Rows from a dataset

------------------------------------------------------------

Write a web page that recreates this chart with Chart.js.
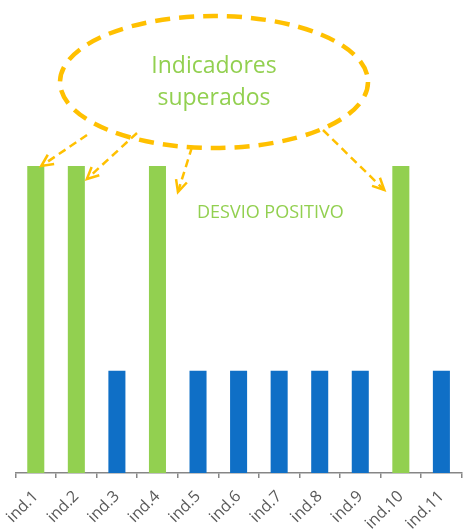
<!DOCTYPE html>
<html>
<head>
<meta charset="utf-8">
<script src="https://cdn.jsdelivr.net/npm/chart.js@4"></script>
<style>
  html, body { margin: 0; padding: 0; background: #fff; }
  #wrap { width: 464px; height: 532px; position: relative; }
</style>
</head>
<body>
<div id="wrap"><canvas id="chart"></canvas></div>
<script>
// categories and values
var categories = ['ind.1', 'ind.2', 'ind.3', 'ind.4', 'ind.5', 'ind.6', 'ind.7', 'ind.8', 'ind.9', 'ind.10', 'ind.11'];
var values = [3, 3, 1, 3, 1, 1, 1, 1, 1, 3, 1];
var target = 1;
var calloutLines = ['Indicadores', 'superados'];
var deviationLabel = 'DESVIO POSITIVO';

var GREEN = '#92D050';
var BLUE = '#0F6FC6';
var ORANGE = '#FFC000';
var AXIS = '#868686';

function barColor(v) { return v > target ? GREEN : BLUE; }

function dashedArrow(ctx, x1, y1, x2, y2) {
  var ang = Math.atan2(y2 - y1, x2 - x1);
  ctx.beginPath();
  ctx.setLineDash([8, 5]);
  ctx.moveTo(x1, y1);
  ctx.lineTo(x2, y2);
  ctx.stroke();
  ctx.setLineDash([]);
  ctx.beginPath();
  var len = 13, spread = 0.45;
  ctx.moveTo(x2 - len * Math.cos(ang - spread), y2 - len * Math.sin(ang - spread));
  ctx.lineTo(x2, y2);
  ctx.lineTo(x2 - len * Math.cos(ang + spread), y2 - len * Math.sin(ang + spread));
  ctx.stroke();
}

var callout = {
  id: 'callout',
  afterDraw: function(chart) {
    var ctx = chart.ctx;
    var x = chart.scales.x, y = chart.scales.y;
    var ex = 214, ey = 82, rx = 154, ry = 66;
    ctx.save();
    ctx.strokeStyle = ORANGE;
    ctx.lineWidth = 4.5;
    ctx.setLineDash([15, 9]);
    ctx.beginPath();
    ctx.ellipse(ex, ey, rx, ry, 0, 0, Math.PI * 2);
    ctx.stroke();

    ctx.fillStyle = GREEN;
    ctx.textAlign = 'center';
    ctx.textBaseline = 'alphabetic';
    ctx.font = '23px "Open Sans"';
    ctx.fillText(calloutLines[0], ex, 73);
    ctx.fillText(calloutLines[1], ex, 105);

    // arrows to the bars above target
    ctx.lineWidth = 2.5;
    ctx.lineCap = 'butt';
    var half = 8.5;
    var top = y.getPixelForValue(values[0]);
    dashedArrow(ctx, 87, 135, x.getPixelForValue(0) + half - 3, top);
    dashedArrow(ctx, 137, 133, x.getPixelForValue(1) + half + 2, top + 13);
    dashedArrow(ctx, 192, 147, x.getPixelForValue(3) + half + 12, top + 26);
    dashedArrow(ctx, 323, 130, x.getPixelForValue(9) - half - 8, top + 24);

    ctx.font = '18px "Open Sans"';
    ctx.textAlign = 'left';
    ctx.fillText(deviationLabel, 197, 218);
    ctx.restore();
  }
};

new Chart(document.getElementById('chart'), {
  type: 'bar',
  data: {
    labels: categories,
    datasets: [{
      data: values,
      backgroundColor: values.map(barColor),
      borderWidth: 0,
      categoryPercentage: 1,
      barPercentage: 0.42
    }]
  },
  options: {
    responsive: true,
    maintainAspectRatio: false,
    animation: false,
    events: [],
    layout: { padding: { top: 166, left: 15, right: 1, bottom: 0 } },
    plugins: { legend: { display: false }, tooltip: { enabled: false } },
    scales: {
      x: {
        grid: { display: true, drawOnChartArea: false, offset: true, color: AXIS, tickLength: 5, lineWidth: 1.5 },
        border: { color: AXIS, width: 1.5 },
        ticks: {
          color: '#595959',
          font: { family: '"Open Sans"', size: 16 },
          minRotation: 45,
          maxRotation: 45,
          padding: 9
        },
        afterFit: function(scale) { scale.height = 59; }
      },
      y: {
        display: false,
        min: 0,
        max: 3
      }
    }
  },
  plugins: [callout]
});
</script>
</body>
</html>
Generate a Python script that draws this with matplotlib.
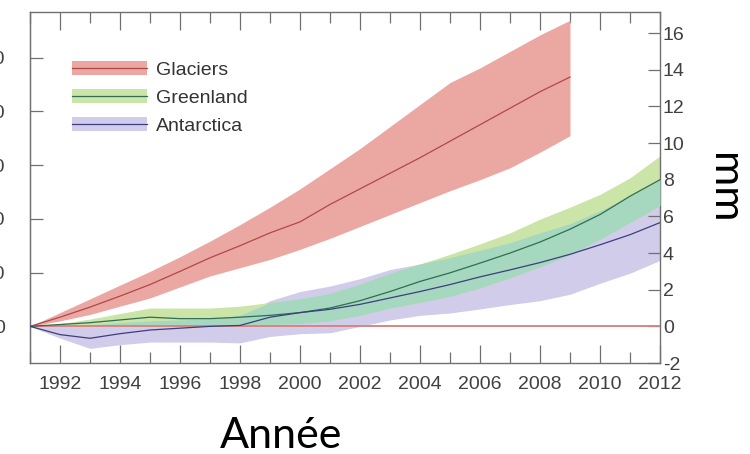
import numpy as np
import matplotlib
matplotlib.use("Agg")
import matplotlib.pyplot as plt
from matplotlib.patches import Patch
from matplotlib.lines import Line2D

# ---------------- data (mm sea-level equivalent) ----------------
years = [1991, 1992, 1993, 1994, 1995, 1996, 1997, 1998, 1999, 2000, 2001,
         2002, 2003, 2004, 2005, 2006, 2007, 2008, 2009, 2010, 2011, 2012]

glacier_years = years[:19]   # 1991-2009
glacier_mid = [0, 0.5, 1.05, 1.65, 2.28, 3.0, 3.74, 4.4, 5.1, 5.7, 6.65,
               7.5, 8.35, 9.2, 10.1, 11.0, 11.9, 12.8, 13.6]
glacier_hi = [0, 0.75, 1.5, 2.25, 3.0, 3.8, 4.65, 5.55, 6.5, 7.5, 8.6,
              9.7, 10.9, 12.1, 13.3, 14.1, 15.0, 15.9, 16.7]
glacier_lo = [0, 0.3, 0.65, 1.1, 1.55, 2.15, 2.75, 3.2, 3.65, 4.2, 4.8,
              5.45, 6.1, 6.75, 7.4, 8.0, 8.65, 9.5, 10.4]

green_mid = [0, 0.1, 0.2, 0.35, 0.5, 0.42, 0.42, 0.5, 0.6, 0.75, 1.0,
             1.4, 1.9, 2.45, 2.92, 3.45, 4.0, 4.6, 5.3, 6.1, 7.1, 8.0]
green_hi = [0, 0.15, 0.4, 0.7, 1.0, 1.0, 1.0, 1.1, 1.3, 1.5, 1.8,
            2.3, 2.9, 3.4, 3.93, 4.5, 5.1, 5.85, 6.5, 7.2, 8.1, 9.3]
green_lo = [0, 0.0, 0.0, 0.05, 0.05, 0.0, 0.0, 0.05, 0.1, 0.15, 0.3,
            0.6, 1.0, 1.3, 1.64, 2.1, 2.65, 3.25, 3.9, 4.75, 5.66, 6.6]

ant_mid = [0, -0.45, -0.65, -0.4, -0.2, -0.1, 0.0, 0.05, 0.5, 0.75, 0.93,
           1.2, 1.55, 1.9, 2.28, 2.7, 3.08, 3.48, 3.93, 4.45, 5.0, 5.66]
ant_hi = [0, 0.05, 0.1, 0.2, 0.3, 0.35, 0.4, 0.6, 1.4, 1.9, 2.2,
          2.6, 3.1, 3.4, 3.75, 4.15, 4.56, 5.1, 5.6, 6.3, 7.1, 8.0]
ant_lo = [0, -0.64, -1.2, -1.0, -0.86, -0.86, -0.86, -0.9, -0.55, -0.4, -0.35,
          0.0, 0.35, 0.6, 0.73, 0.95, 1.19, 1.4, 1.75, 2.35, 2.9, 3.6]

series_names = ["Glaciers", "Greenland", "Antarctica"]
x_ticks = [1992, 1994, 1996, 1998, 2000, 2002, 2004, 2006, 2008, 2010, 2012]
x_minor = [1991, 1993, 1995, 1997, 1999, 2001, 2003, 2005, 2007, 2009, 2011]
right_ticks = [-2, 0, 2, 4, 6, 8, 10, 12, 14, 16]
left_ticks_gt = [0, 1000, 2000, 3000, 4000, 5000]
GT_PER_MM = 341.0

# ---------------- style ----------------
c_glac_fill, c_glac_line = "#eba8a3", "#b04848"
c_green_fill, c_green_line = "#cbe4a8", "#2f6e50"
c_ant_fill, c_ant_line = "#d0cce9", "#3d3d80"
c_overlap = "#a6d7bf"
c_spine = "#707070"
c_text = "#404040"
tick_font = "Liberation Sans"

fig = plt.figure(figsize=(7.5, 4.54), dpi=100)
ax = fig.add_axes([0.04, 0.2004, 0.84, 0.7732])

yr = np.array(years, dtype=float)
ax.fill_between(yr, ant_lo, ant_hi, color=c_ant_fill, lw=0, zorder=1)
ax.fill_between(yr, green_lo, green_hi, color=c_green_fill, lw=0, zorder=2)
ov_lo = np.maximum(green_lo, ant_lo)
ov_hi = np.minimum(green_hi, ant_hi)
ax.fill_between(yr, ov_lo, ov_hi, where=ov_hi > ov_lo, interpolate=True,
                color=c_overlap, lw=0, zorder=3)
ax.fill_between(glacier_years, glacier_lo, glacier_hi, color=c_glac_fill, lw=0, zorder=3)

ax.axhline(0, color="#d88585", lw=1.4, zorder=4)
ax.plot(glacier_years, glacier_mid, color=c_glac_line, lw=0.9, zorder=5)
ax.plot(yr, green_mid, color=c_green_line, lw=0.9, zorder=5)
ax.plot(yr, ant_mid, color=c_ant_line, lw=0.9, zorder=5)

ax.set_xlim(1991, 2012)
ax.set_ylim(-2, 17.15)

for s in ax.spines.values():
    s.set_color(c_spine)
    s.set_linewidth(1.0)

ax.set_xticks(x_ticks)
ax.set_xticks(x_minor, minor=True)
ax.set_xticklabels([str(t) for t in x_ticks])
ax.tick_params(axis="x", which="major", direction="in", top=True, bottom=True,
               length=13, width=0.9, color=c_spine, labelsize=14,
               labelcolor=c_text, pad=9)
ax.tick_params(axis="x", which="minor", direction="in", top=True, bottom=True,
               length=8, width=0.9, color=c_spine)

ax.yaxis.tick_right()
ax.set_yticks(right_ticks)
ax.set_yticklabels([str(t) for t in right_ticks])
ax.tick_params(axis="y", which="major", direction="in", left=False, right=True,
               length=9, width=0.9, color=c_spine, labelsize=14,
               labelcolor=c_text, pad=2)

sec = ax.secondary_yaxis("left", functions=(lambda m: m * GT_PER_MM,
                                             lambda g: g / GT_PER_MM))
sec.set_yticks(left_ticks_gt)
sec.set_yticklabels([str(t) for t in left_ticks_gt])
sec.tick_params(axis="y", direction="in", length=9, width=0.9, color=c_spine,
                labelsize=14, labelcolor=c_text, pad=18)
sec.spines["left"].set_color(c_spine)

for lab in ax.get_xticklabels() + ax.get_yticklabels() + sec.get_yticklabels():
    lab.set_fontfamily(tick_font)

handles = [
    (Patch(facecolor=c_glac_fill, edgecolor="none"), Line2D([], [], color=c_glac_line, lw=0.9)),
    (Patch(facecolor=c_green_fill, edgecolor="none"), Line2D([], [], color=c_green_line, lw=0.9)),
    (Patch(facecolor=c_ant_fill, edgecolor="none"), Line2D([], [], color=c_ant_line, lw=0.9)),
]
leg = ax.legend(handles, series_names, loc="center left",
                bbox_to_anchor=(0.066, 0.755), frameon=False,
                prop={"family": tick_font, "size": 14},
                handlelength=3.9, handleheight=0.7, handletextpad=0.45,
                labelspacing=0.53, borderpad=0, borderaxespad=0)
for t in leg.get_texts():
    t.set_color("#333333")

fig.text(281 / 750, 1 - 436 / 454, "Année", ha="center", va="center",
         fontsize=31, family="Lato", color="black")
fig.text(724 / 750, 1 - 188 / 454, "mm", ha="center", va="center",
         rotation=270, fontsize=31, family="Lato", color="black")

fig.savefig("out.png", dpi=100)
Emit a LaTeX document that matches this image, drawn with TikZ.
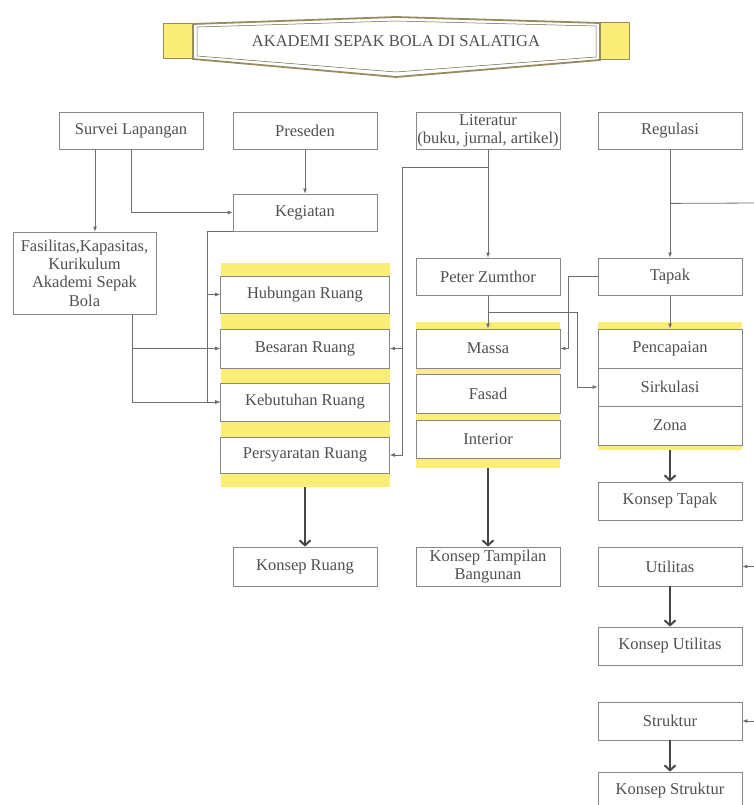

------------------------------------------------------------

Exercise directions:
Only the lines from the top of the data through the line with "var AXIS = '#868686';" should be quoted, exactly and with both ends kept; skip the pictures.

Exercise solution:
Write a web page that recreates this chart with Chart.js.
<!DOCTYPE html>
<html>
<head>
<meta charset="utf-8">
<script src="https://cdn.jsdelivr.net/npm/chart.js@4"></script>
<style>
  html, body { margin: 0; padding: 0; background: #fff; }
  #wrap { width: 464px; height: 532px; position: relative; }
</style>
</head>
<body>
<div id="wrap"><canvas id="chart"></canvas></div>
<script>
// categories and values
var categories = ['ind.1', 'ind.2', 'ind.3', 'ind.4', 'ind.5', 'ind.6', 'ind.7', 'ind.8', 'ind.9', 'ind.10', 'ind.11'];
var values = [3, 3, 1, 3, 1, 1, 1, 1, 1, 3, 1];
var target = 1;
var calloutLines = ['Indicadores', 'superados'];
var deviationLabel = 'DESVIO POSITIVO';

var GREEN = '#92D050';
var BLUE = '#0F6FC6';
var ORANGE = '#FFC000';
var AXIS = '#868686';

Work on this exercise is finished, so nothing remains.